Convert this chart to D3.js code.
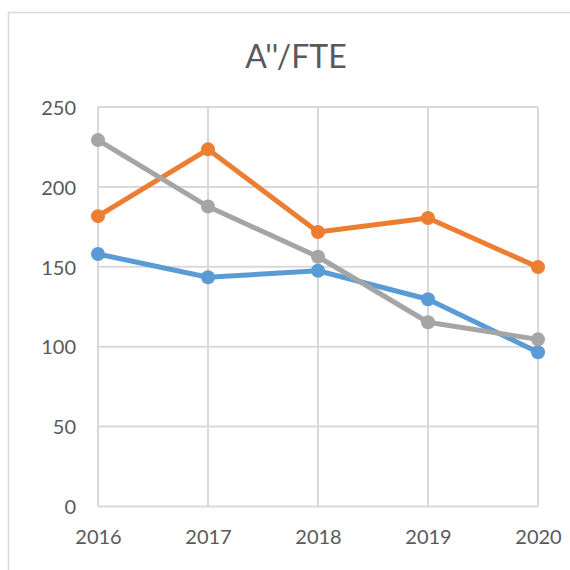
<!DOCTYPE html>
<html>
<head>
<meta charset="utf-8">
<script src="https://cdn.jsdelivr.net/npm/d3@7"></script>
<style>
  html, body { margin: 0; padding: 0; background: #fff; }
  svg { display: block; }
  text { font-family: Lato, "Open Sans", sans-serif; fill: #595959; }
</style>
</head>
<body>
<script>
const years = ["2016", "2017", "2018", "2019", "2020"];
const blueValues = [158, 143.5, 147.5, 129.7, 96.5];
const orangeValues = [181.7, 223.5, 171.8, 180.5, 149.8];
const grayValues = [229.3, 187.7, 156.3, 115.3, 104.6];
const yTicks = [0, 50, 100, 150, 200, 250];
const title = "A''/FTE";

const seriesList = [
  { name: "blue", values: blueValues, color: "#5B9BD5" },
  { name: "orange", values: orangeValues, color: "#ED7D31" },
  { name: "gray", values: grayValues, color: "#A5A5A5" }
];

const W = 570, H = 570;
const svg = d3.select("body").append("svg").attr("width", W).attr("height", H);

// chart border
svg.append("rect")
  .attr("x", 8.5).attr("y", 12.5)
  .attr("width", 570).attr("height", 570)
  .attr("fill", "#fff").attr("stroke", "#d9d9d9").attr("stroke-width", 1.5);

const x = d3.scalePoint().domain(years).range([98, 538]);
const y = d3.scaleLinear().domain([0, 250]).range([506.5, 107]);

// horizontal grid
svg.append("g").selectAll("line").data(yTicks).join("line")
  .attr("x1", 98).attr("x2", 538)
  .attr("y1", d => y(d)).attr("y2", d => y(d))
  .attr("stroke", "#d9d9d9").attr("stroke-width", 2);

// vertical grid
svg.append("g").selectAll("line").data(years).join("line")
  .attr("x1", d => x(d)).attr("x2", d => x(d))
  .attr("y1", y(250)).attr("y2", y(0))
  .attr("stroke", "#d9d9d9").attr("stroke-width", 2);

// y axis labels
const yAxis = d3.axisLeft(y).tickValues(yTicks).tickSize(0).tickPadding(0);
const gy = svg.append("g").attr("transform", "translate(76,0)").call(yAxis);
gy.select(".domain").remove();
gy.selectAll("text").style("font-size", "20px").attr("fill", "#595959")
  .style("font-family", "Lato, 'Open Sans', sans-serif").attr("dy", "0.36em");

// x axis labels
const xAxis = d3.axisBottom(x).tickSize(0).tickPadding(0);
const gx = svg.append("g").attr("transform", "translate(0,529.5)").call(xAxis);
gx.select(".domain").remove();
gx.selectAll("text").style("font-size", "20px").attr("fill", "#595959")
  .style("font-family", "Lato, 'Open Sans', sans-serif").attr("dy", "0.71em");

// title
svg.append("text").attr("x", 296).attr("y", 68)
  .attr("text-anchor", "middle").style("font-size", "32px").text(title);

// lines and markers
const line = d3.line().x((d, i) => x(years[i])).y(d => y(d));
seriesList.forEach(s => {
  svg.append("path").datum(s.values)
    .attr("d", line).attr("fill", "none")
    .attr("stroke", s.color).attr("stroke-width", 5)
    .attr("stroke-linejoin", "round");
  svg.append("g").selectAll("circle").data(s.values).join("circle")
    .attr("cx", (d, i) => x(years[i])).attr("cy", d => y(d))
    .attr("r", 7).attr("fill", s.color);
});
</script>
</body>
</html>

******

### WHAT THE TASK ASKS
From the first line above through the line containing "const y = d3.scaleLinear().domain([0, 250]).range([506.5, 107]);", copy everything exactly, without the pictures.

### WRITTEN RESPONSE
Convert this chart to D3.js code.
<!DOCTYPE html>
<html>
<head>
<meta charset="utf-8">
<script src="https://cdn.jsdelivr.net/npm/d3@7"></script>
<style>
  html, body { margin: 0; padding: 0; background: #fff; }
  svg { display: block; }
  text { font-family: Lato, "Open Sans", sans-serif; fill: #595959; }
</style>
</head>
<body>
<script>
const years = ["2016", "2017", "2018", "2019", "2020"];
const blueValues = [158, 143.5, 147.5, 129.7, 96.5];
const orangeValues = [181.7, 223.5, 171.8, 180.5, 149.8];
const grayValues = [229.3, 187.7, 156.3, 115.3, 104.6];
const yTicks = [0, 50, 100, 150, 200, 250];
const title = "A''/FTE";

const seriesList = [
  { name: "blue", values: blueValues, color: "#5B9BD5" },
  { name: "orange", values: orangeValues, color: "#ED7D31" },
  { name: "gray", values: grayValues, color: "#A5A5A5" }
];

const W = 570, H = 570;
const svg = d3.select("body").append("svg").attr("width", W).attr("height", H);

// chart border
svg.append("rect")
  .attr("x", 8.5).attr("y", 12.5)
  .attr("width", 570).attr("height", 570)
  .attr("fill", "#fff").attr("stroke", "#d9d9d9").attr("stroke-width", 1.5);

const x = d3.scalePoint().domain(years).range([98, 538]);
const y = d3.scaleLinear().domain([0, 250]).range([506.5, 107]);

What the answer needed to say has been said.